You can expect comparable risk return expectations for sustainable investments as with conventional investments. A meta study done a couple of years ago looked at over 2,000 academic studies over the last 30 or 40 years. All the evidence pointed towards this correlation between managing sustainability issues well and financial returns. But a subset of that was about 330 studies that specifically looked at having a sustainable angle in investing – to figure out what effect that would have on returns. Over 90 per cent of those 330 studies found there was either no impact or a positive impact on returns. We often get the question, 'Are you giving up returns for sustainability?' And the answer is no. You may not be gaining returns – we are not going to promise that – but we don’t see any evidence that simply applying a sustainability lens – whether it’s a broad based one or a single theme - automatically means you give up returns.
How can a client adopt a gender lens investment strategy?
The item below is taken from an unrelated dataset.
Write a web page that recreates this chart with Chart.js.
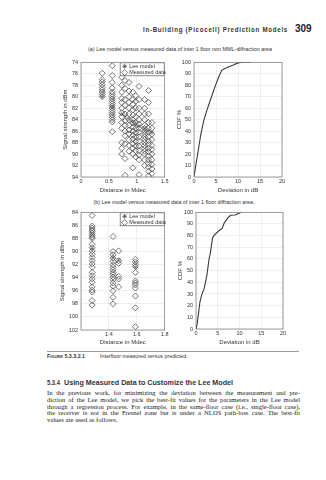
<!DOCTYPE html>
<html>
<head>
<meta charset="utf-8">
<script src="https://cdn.jsdelivr.net/npm/chart.js@4.4.0/dist/chart.umd.min.js"></script>
<style>
  html, body { margin: 0; padding: 0; background: #fff; }
  body { width: 326px; height: 480px; position: relative; overflow: hidden;
         font-family: "Liberation Sans", Arial, sans-serif; color: #222; }
  .t { position: absolute; white-space: nowrap; }
  canvas { position: absolute; }
  .body { font-family: "Liberation Serif", "Times New Roman", serif; font-size: 6.6px; line-height: 7px; color: #222; }
</style>
</head>
<body>
<div class="t fit" data-w="145" style="left:143px;top:25px;font-size:7.5px;font-weight:bold;letter-spacing:0.9px;color:#333;">In-Building (Picocell) Prediction Models</div>
<div class="t" style="left:295px;top:23px;font-size:10px;font-weight:bold;color:#222;">309</div>

<div class="t" style="left:80px;width:200px;top:46px;text-align:center;font-size:5.4px;line-height:6px;color:#333;">(a) Lee model versus measured data of inter 1 floor non MML-diffraction area</div>
<canvas id="scatA" width="110" height="138" style="left:60px;top:56px;"></canvas>
<canvas id="cdfA" width="114" height="138" style="left:174px;top:56px;"></canvas>

<div class="t" style="left:74px;width:200px;top:199px;text-align:center;font-size:5.4px;line-height:6px;color:#333;">(b) Lee model versus measured data of inter 1 floor diffraction area.</div>
<canvas id="scatB" width="113" height="140" style="left:57px;top:206px;"></canvas>
<canvas id="cdfB" width="113" height="140" style="left:175px;top:206px;"></canvas>

<div style="position:absolute;left:47px;top:351px;width:252px;height:0;border-top:0.6px solid #999;"></div>
<div class="t" style="left:47px;top:352.5px;font-size:5.3px;line-height:6px;color:#333;"><b style="font-variant:small-caps;">Figure 5.3.3.2.1</b></div>
<div class="t" style="left:100px;top:352.5px;font-size:5.3px;line-height:6px;color:#333;">Interfloor measured versus predicted.</div>

<div class="t fit" data-w="13" style="left:47px;top:378.5px;font-size:8px;line-height:8px;font-weight:bold;color:#333;">5.3.4</div>
<div class="t fit" data-w="169" style="left:64px;top:378.5px;font-size:8px;line-height:8px;font-weight:bold;color:#333;">Using Measured Data to Customize the Lee Model</div>

<div class="t body just" style="left:47px;top:389.2px;">In the previous work, for minimizing the deviation between the measurement and pre-</div>
<div class="t body just" style="left:47px;top:395.9px;">diction of the Lee model, we pick the best-fit values for the parameters in the Lee model</div>
<div class="t body just" style="left:47px;top:402.5px;">through a regression process. For example, in the same-floor case (i.e., single-floor case),</div>
<div class="t body just" style="left:47px;top:409.2px;">the receiver is not in the Fresnel zone but is under a NLOS path-loss case. The best-fit</div>
<div class="t body" style="left:47px;top:415.8px;">values are used as follows.</div>

<script>
// (a) inter 1 floor, non MML-diffraction area
const distA = [0.38, 0.56, 0.73, 0.79, 0.86, 0.93, 0.98, 1.04, 1.14, 1.21, 1.27];
const measuredA = [
  [75.9, 77.0, 77.4, 77.9, 78.4, 78.8, 79.2, 79.6, 80.0],
  [74.6, 76.3, 77.5, 78.5, 79.2, 79.6, 80.0, 80.4, 80.8, 81.2, 81.6, 82.0, 82.4, 82.8, 83.2, 83.6, 84.0, 84.4, 86.1],
  [76.6, 78.0, 79.2, 80.3, 81.0, 82.0, 82.8, 83.5, 84.5, 85.5, 88.0, 89.0, 90.0],
  [77.2, 78.6, 80.5, 81.5, 83.0, 84.2, 85.0, 86.0, 86.8, 88.2, 90.8, 93.7],
  [77.5, 79.0, 80.0, 81.0, 82.0, 83.0, 84.0, 85.0, 85.8, 86.5, 87.5, 88.5, 89.5],
  [79.2, 80.5, 81.3, 82.3, 83.2, 84.0, 84.6, 85.3, 86.0, 86.7, 87.4, 88.2, 89.0, 90.0, 92.4],
  [79.8, 80.8, 82.0, 83.5, 84.5, 85.5, 86.3, 87.0, 87.8, 88.6, 89.4, 90.5],
  [78.2, 80.5, 82.0, 83.0, 84.0, 84.8, 85.5, 86.2, 87.0, 87.8, 88.6, 89.4, 90.2, 91.0, 93.6],
  [80.5, 82.0, 83.0, 84.0, 85.0, 85.5, 86.0, 86.5, 87.0, 87.5, 88.0, 88.5, 89.0, 89.5, 90.0, 91.0, 92.0],
  [78.9, 81.0, 83.0, 84.5, 85.5, 86.2, 87.0, 87.7, 88.3, 89.0, 89.6, 90.3, 91.0, 91.7, 92.3, 93.0, 93.8],
  [84.5, 85.5, 86.5, 87.5, 88.5, 89.2, 90.0, 91.0, 91.8, 92.6, 93.4]
];
const leeA = [80.0, 81.8, 83.0, 83.4, 83.9, 84.4, 84.7, 85.1, 85.6, 86.0, 86.3];
const devA = [0, 0.4, 1.0, 1.5, 2.2, 3.0, 3.8, 4.8, 5.6, 6.3, 7.5, 8.8, 10.0, 11.0, 12.8];
const cdfA = [0, 10, 24, 36, 49, 59, 68, 79, 87, 93, 95.5, 97.5, 99.5, 100, 100];

// (b) inter 1 floor, diffraction area
const distB = [1.28, 1.43, 1.47, 1.59];
const measuredB = [
  [84.5, 86.1, 86.4, 86.7, 86.9, 87.2, 87.5, 87.8, 88.0, 88.9, 89.4, 89.9, 90.4, 90.9, 91.4, 91.9, 92.4, 93.2, 93.7, 94.2, 94.7, 95.4, 95.9, 96.2, 97.5, 98.2],
  [87.7, 90.0, 90.5, 91.0, 91.5, 92.0, 92.4, 92.8, 93.2, 93.5, 93.9, 94.3, 94.8, 95.3, 96.0, 97.0, 98.0],
  [89.9, 91.4, 91.8, 93.8, 94.2, 95.4],
  [91.2, 91.6, 92.0, 92.3, 93.2, 94.5, 94.8, 95.1, 95.6, 96.8, 98.6, 101.5]
];
const leeB = [89.6, 90.9, 91.3, 92.4];
const devB = [0, 0.3, 0.9, 1.3, 1.9, 2.5, 3.0, 3.3, 3.8, 4.1, 5.5, 6.0, 6.5, 7.5, 8.0, 9.0, 10.0, 10.3];
const cdfB = [0, 5, 23, 29, 35, 46, 60, 65, 78, 80, 85, 86, 91, 96, 97.5, 97.7, 99.4, 100];

const FONT = { family: '"Liberation Sans", Arial, sans-serif', size: 5.5 };
const TITLE_FONT = { family: '"Liberation Sans", Arial, sans-serif', size: 6 };
const INK = '#333';
const GRID = '#e4e4e4';

// box around the plot + legend inside the top right corner (MATLAB look)
const framePlugin = {
  id: 'frame',
  afterDatasetsDraw(chart, args, opts) {
    const { ctx, chartArea: a } = chart;
    ctx.save();
    ctx.strokeStyle = '#777';
    ctx.lineWidth = 0.7;
    ctx.strokeRect(a.left, a.top, a.right - a.left, a.bottom - a.top);
    if (opts.legend) {
      const w = 45, h = 14;
      const x0 = a.right - w, y0 = a.top;
      ctx.fillStyle = '#fff';
      ctx.fillRect(x0, y0, w, h);
      ctx.strokeStyle = '#555';
      ctx.strokeRect(x0 + 0.5, y0 + 0.5, w - 1, h - 1);
      ctx.font = '5.5px "Liberation Sans", Arial, sans-serif';
      ctx.textBaseline = 'middle';
      chart.data.datasets.filter(d => d.label).forEach((d, i) => {
        const cx = x0 + 5, cy = y0 + 4 + i * 6.3;
        ctx.strokeStyle = '#444';
        ctx.lineWidth = 0.7;
        ctx.beginPath();
        if (d.pointStyle === 'star') {
          for (let k = 0; k < 4; k++) {
            const ang = k * Math.PI / 4;
            ctx.moveTo(cx - 2.4 * Math.cos(ang), cy - 2.4 * Math.sin(ang));
            ctx.lineTo(cx + 2.4 * Math.cos(ang), cy + 2.4 * Math.sin(ang));
          }
        } else {
          ctx.moveTo(cx, cy - 3); ctx.lineTo(cx + 3, cy);
          ctx.lineTo(cx, cy + 3); ctx.lineTo(cx - 3, cy); ctx.closePath();
        }
        ctx.stroke();
        ctx.fillStyle = INK;
        ctx.fillText(d.label, x0 + 9.5, cy + 0.3);
      });
    }
    ctx.restore();
  }
};

function points(xs, cols) {
  const out = [];
  xs.forEach((x, i) => cols[i].forEach(y => out.push({ x: x, y: y })));
  return out;
}

function axes(o) {
  return {
    x: {
      type: 'linear', min: o.xMin, max: o.xMax,
      ticks: { stepSize: o.xStep, autoSkip: false, maxRotation: 0, padding: 1.5, color: INK, font: FONT,
               callback: o.xCb || (v => String(v)) },
      grid: { color: GRID, lineWidth: 0.6, drawTicks: false },
      border: { display: false },
      title: { display: true, text: o.xTitle, color: INK, font: TITLE_FONT, padding: 0 },
      afterFit: s => { s.height = o.xH; }
    },
    y: {
      type: 'linear', min: o.yMin, max: o.yMax, reverse: !!o.yRev,
      ticks: { stepSize: o.yStep, autoSkip: false, padding: 3, color: INK, font: FONT },
      grid: { color: GRID, lineWidth: 0.6, drawTicks: false },
      border: { display: false },
      title: { display: true, text: o.yTitle, color: INK, font: TITLE_FONT, padding: { top: 2, bottom: 0 } },
      afterFit: s => { s.width = o.yW; }
    }
  };
}

function baseOptions(scales, pad, legend) {
  return {
    responsive: false, animation: false, devicePixelRatio: 1, events: [],
    layout: { padding: pad },
    plugins: { legend: { display: false }, tooltip: { enabled: false }, frame: { legend: legend } },
    scales: scales
  };
}

function scatterChart(id, xs, measured, lee, o, pad) {
  return new Chart(document.getElementById(id), {
    type: 'scatter',
    data: {
      datasets: [
        { label: 'Lee model', data: xs.map((x, i) => ({ x: x, y: lee[i] })), order: 1,
          pointStyle: 'star', pointRadius: 2.2, borderColor: '#777', borderWidth: 0.6, backgroundColor: 'transparent' },
        { label: 'Measured data', data: points(xs, measured), order: 0,
          pointStyle: 'rectRot', pointRadius: 3, borderColor: '#555', borderWidth: 0.8, backgroundColor: 'transparent' }
      ]
    },
    options: baseOptions(axes(o), pad, true),
    plugins: [framePlugin]
  });
}

function cdfChart(id, dev, cdf, o, pad) {
  return new Chart(document.getElementById(id), {
    type: 'scatter',
    data: {
      datasets: [{ data: dev.map((d, i) => ({ x: d, y: cdf[i] })), showLine: true, pointRadius: 0,
                   borderColor: '#3a3a3a', borderWidth: 1.1, fill: false }]
    },
    options: baseOptions(axes(o), pad, false),
    plugins: [framePlugin]
  });
}

scatterChart('scatA', distA, measuredA, leeA,
  { xMin: 0, xMax: 1.5, xStep: 0.5, yMin: 74, yMax: 94, yStep: 2, yRev: true,
    xTitle: 'Distance in Mdec', yTitle: 'Signal strength in dBm', xH: 17, yW: 21 },
  { top: 5, right: 4, bottom: 0, left: 0 });

cdfChart('cdfA', devA, cdfA,
  { xMin: 0, xMax: 20, xStep: 5, yMin: 0, yMax: 100, yStep: 10,
    xTitle: 'Deviation in dB', yTitle: 'CDF %', xH: 17, yW: 20 },
  { top: 5, right: 6, bottom: 0, left: 0 });

scatterChart('scatB', distB, measuredB, leeB,
  { xMin: 1.2, xMax: 1.8, xStep: 0.2, yMin: 84, yMax: 102, yStep: 2, yRev: true,
    xCb: v => (v < 1.3 ? '' : v.toFixed(1)),
    xTitle: 'Distance in Mdec', yTitle: 'Signal strength in dBm', xH: 16, yW: 24 },
  { top: 5, right: 4, bottom: 0, left: 0 });

cdfChart('cdfB', devB, cdfB,
  { xMin: 0, xMax: 20, xStep: 5, yMin: 0, yMax: 100, yStep: 10,
    xTitle: 'Deviation in dB', yTitle: 'CDF %', xH: 17, yW: 21 },
  { top: 5, right: 5, bottom: 0, left: 0 });

// squeeze the condensed headings to their printed width
document.querySelectorAll('.fit').forEach(el => {
  const w = el.getBoundingClientRect().width;
  el.style.transformOrigin = 'left center';
  el.style.transform = 'scaleX(' + (Number(el.dataset.w) / w) + ')';
});

// justify the body lines to the text block width
document.querySelectorAll('.just').forEach(el => {
  const w = el.getBoundingClientRect().width;
  const gaps = el.textContent.split(' ').length - 1;
  el.style.wordSpacing = ((253 - w) / gaps) + 'px';
});
</script>
</body>
</html>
There are investment products in the market and different ways of addressing it; so if you have an equity manager, this might be one of their screens or one of the criteria they look at to find well-managed companies to have in their portfolio. If you had a passive strategy, you could build a benchmark of the companies that are the best performing in all of these criteria and then you could have an ETF that tracks that benchmark. You can take the best companies in the whole world or look at it from a regional basis – there is a difference between regions at how good companies are at managing diversity.
Is it mainly women that invest this way?
The interest comes from both men and women and in particular men who have daughters. There’s an idea that sustainable investing appeals particularly to millennials and women and various surveys that suggest this. Yes, there is more of a tendency there but I see people across all ages, all genders and all types.